• **The exercise**: Extract the whole listing as it stands. Do not include the pictures.

• **Supplied data**:
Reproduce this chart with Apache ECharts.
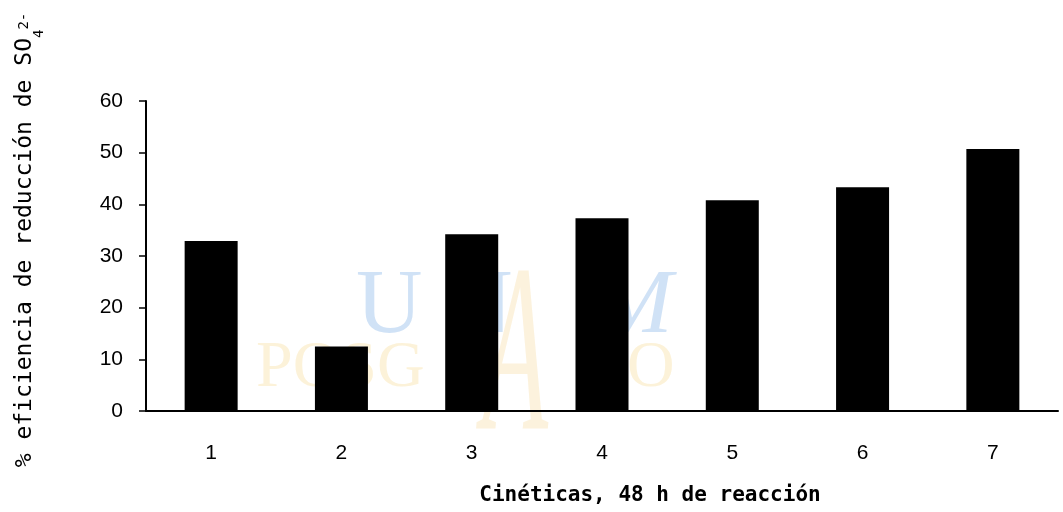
<!DOCTYPE html>
<html>
<head>
<meta charset="UTF-8">
<title>Eficiencia de reducción</title>
<script src="https://cdn.jsdelivr.net/npm/echarts@6/dist/echarts.min.js"></script>
<style>
  html, body { margin: 0; padding: 0; background: #fff; }
  #main { width: 1063px; height: 512px; }
</style>
</head>
<body>
<div id="main"></div>
<script>
// categorías (cinéticas) y % de eficiencia
var cineticas = ['1', '2', '3', '4', '5', '6', '7'];
var eficiencia = [32.9, 12.5, 34.2, 37.3, 40.8, 43.3, 50.7];
var yMin = 0, yMax = 60, yPaso = 10;

var tituloX = 'Cinéticas, 48 h de reacción';
var tituloY = '% eficiencia de reducción de SO';

var myChart = echarts.init(document.getElementById('main'));

var azul = 'rgba(150,190,235,0.45)';
var amarillo = 'rgba(245,215,140,0.33)';

var option = {
  backgroundColor: '#fff',
  animation: false,
  grid: { left: 146, right: 5, top: 101, bottom: 101 },
  xAxis: {
    type: 'category',
    data: cineticas,
    boundaryGap: true,
    axisLine: { lineStyle: { color: '#000', width: 2 } },
    axisTick: { length: 7, lineStyle: { color: '#000', width: 1.5 } },
    axisLabel: { color: '#000', fontSize: 21, fontFamily: 'Liberation Sans', margin: 32 },
    splitLine: { show: false }
  },
  yAxis: {
    type: 'value',
    min: yMin, max: yMax, interval: yPaso,
    axisLine: { show: true, lineStyle: { color: '#000', width: 2 } },
    axisTick: { show: true, length: 7, lineStyle: { color: '#000', width: 1.5 } },
    axisLabel: { color: '#000', fontSize: 21, fontFamily: 'Liberation Sans', margin: 23 },
    splitLine: { show: false }
  },
  graphic: [
    // marca de agua (tenue, detrás de las barras)
    { type: 'text', z: 0, x: 356, y: 262, style: { text: 'U', font: '92px "Liberation Serif"', fill: azul } },
    { type: 'text', z: 0, x: 446, y: 262, style: { text: 'N', font: '92px "Liberation Serif"', fill: azul } },
    { type: 'text', z: 0, x: 596, y: 262, style: { text: 'M', font: 'italic 92px "Liberation Serif"', fill: azul } },
    { type: 'text', z: 0, x: 256, y: 336, style: { text: 'POSG', font: '66px "Liberation Serif"', fill: amarillo } },
    { type: 'text', z: 0, x: 627, y: 336, style: { text: 'O', font: '66px "Liberation Serif"', fill: amarillo } },
    { type: 'text', z: 0, x: 482, y: 246, scaleX: 0.45, style: { text: 'A', font: 'italic 240px "Liberation Serif"', fill: 'rgba(245,205,120,0.25)' } },
    // título del eje Y
    {
      type: 'text', x: 28, y: 240, rotation: Math.PI / 2,
      style: {
        text: '{m|' + tituloY + '}{b|4}{t|2-}',
        align: 'center', verticalAlign: 'middle',
        rich: {
          m: { fontSize: 23, fontFamily: 'DejaVu Sans Mono', lineHeight: 28, verticalAlign: 'top', fill: '#000' },
          b: { fontSize: 14, fontFamily: 'DejaVu Sans Mono', lineHeight: 14, padding: [18, 0, 0, 0], verticalAlign: 'top', fill: '#000' },
          t: { fontSize: 14, fontFamily: 'DejaVu Sans Mono', lineHeight: 14, padding: [3, 0, 0, 0], verticalAlign: 'top', fill: '#000' }
        }
      }
    },
    // título del eje X
    {
      type: 'text', x: 650, y: 496,
      style: { text: tituloX, font: 'bold 21px "DejaVu Sans Mono"', fill: '#000', align: 'center', verticalAlign: 'middle' }
    }
  ],
  series: [{
    type: 'bar',
    data: eficiencia,
    barWidth: 53,
    itemStyle: { color: '#000' },
    z: 2
  }]
};

myChart.setOption(option);
</script>
</body>
</html>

• **Answer to the exercise**:
Reproduce this chart with Apache ECharts.
<!DOCTYPE html>
<html>
<head>
<meta charset="UTF-8">
<title>Eficiencia de reducción</title>
<script src="https://cdn.jsdelivr.net/npm/echarts@6/dist/echarts.min.js"></script>
<style>
  html, body { margin: 0; padding: 0; background: #fff; }
  #main { width: 1063px; height: 512px; }
</style>
</head>
<body>
<div id="main"></div>
<script>
// categorías (cinéticas) y % de eficiencia
var cineticas = ['1', '2', '3', '4', '5', '6', '7'];
var eficiencia = [32.9, 12.5, 34.2, 37.3, 40.8, 43.3, 50.7];
var yMin = 0, yMax = 60, yPaso = 10;

var tituloX = 'Cinéticas, 48 h de reacción';
var tituloY = '% eficiencia de reducción de SO';

var myChart = echarts.init(document.getElementById('main'));

var azul = 'rgba(150,190,235,0.45)';
var amarillo = 'rgba(245,215,140,0.33)';

var option = {
  backgroundColor: '#fff',
  animation: false,
  grid: { left: 146, right: 5, top: 101, bottom: 101 },
  xAxis: {
    type: 'category',
    data: cineticas,
    boundaryGap: true,
    axisLine: { lineStyle: { color: '#000', width: 2 } },
    axisTick: { length: 7, lineStyle: { color: '#000', width: 1.5 } },
    axisLabel: { color: '#000', fontSize: 21, fontFamily: 'Liberation Sans', margin: 32 },
    splitLine: { show: false }
  },
  yAxis: {
    type: 'value',
    min: yMin, max: yMax, interval: yPaso,
    axisLine: { show: true, lineStyle: { color: '#000', width: 2 } },
    axisTick: { show: true, length: 7, lineStyle: { color: '#000', width: 1.5 } },
    axisLabel: { color: '#000', fontSize: 21, fontFamily: 'Liberation Sans', margin: 23 },
    splitLine: { show: false }
  },
  graphic: [
    // marca de agua (tenue, detrás de las barras)
    { type: 'text', z: 0, x: 356, y: 262, style: { text: 'U', font: '92px "Liberation Serif"', fill: azul } },
    { type: 'text', z: 0, x: 446, y: 262, style: { text: 'N', font: '92px "Liberation Serif"', fill: azul } },
    { type: 'text', z: 0, x: 596, y: 262, style: { text: 'M', font: 'italic 92px "Liberation Serif"', fill: azul } },
    { type: 'text', z: 0, x: 256, y: 336, style: { text: 'POSG', font: '66px "Liberation Serif"', fill: amarillo } },
    { type: 'text', z: 0, x: 627, y: 336, style: { text: 'O', font: '66px "Liberation Serif"', fill: amarillo } },
    { type: 'text', z: 0, x: 482, y: 246, scaleX: 0.45, style: { text: 'A', font: 'italic 240px "Liberation Serif"', fill: 'rgba(245,205,120,0.25)' } },
    // título del eje Y
    {
      type: 'text', x: 28, y: 240, rotation: Math.PI / 2,
      style: {
        text: '{m|' + tituloY + '}{b|4}{t|2-}',
        align: 'center', verticalAlign: 'middle',
        rich: {
          m: { fontSize: 23, fontFamily: 'DejaVu Sans Mono', lineHeight: 28, verticalAlign: 'top', fill: '#000' },
          b: { fontSize: 14, fontFamily: 'DejaVu Sans Mono', lineHeight: 14, padding: [18, 0, 0, 0], verticalAlign: 'top', fill: '#000' },
          t: { fontSize: 14, fontFamily: 'DejaVu Sans Mono', lineHeight: 14, padding: [3, 0, 0, 0], verticalAlign: 'top', fill: '#000' }
        }
      }
    },
    // título del eje X
    {
      type: 'text', x: 650, y: 496,
      style: { text: tituloX, font: 'bold 21px "DejaVu Sans Mono"', fill: '#000', align: 'center', verticalAlign: 'middle' }
    }
  ],
  series: [{
    type: 'bar',
    data: eficiencia,
    barWidth: 53,
    itemStyle: { color: '#000' },
    z: 2
  }]
};

myChart.setOption(option);
</script>
</body>
</html>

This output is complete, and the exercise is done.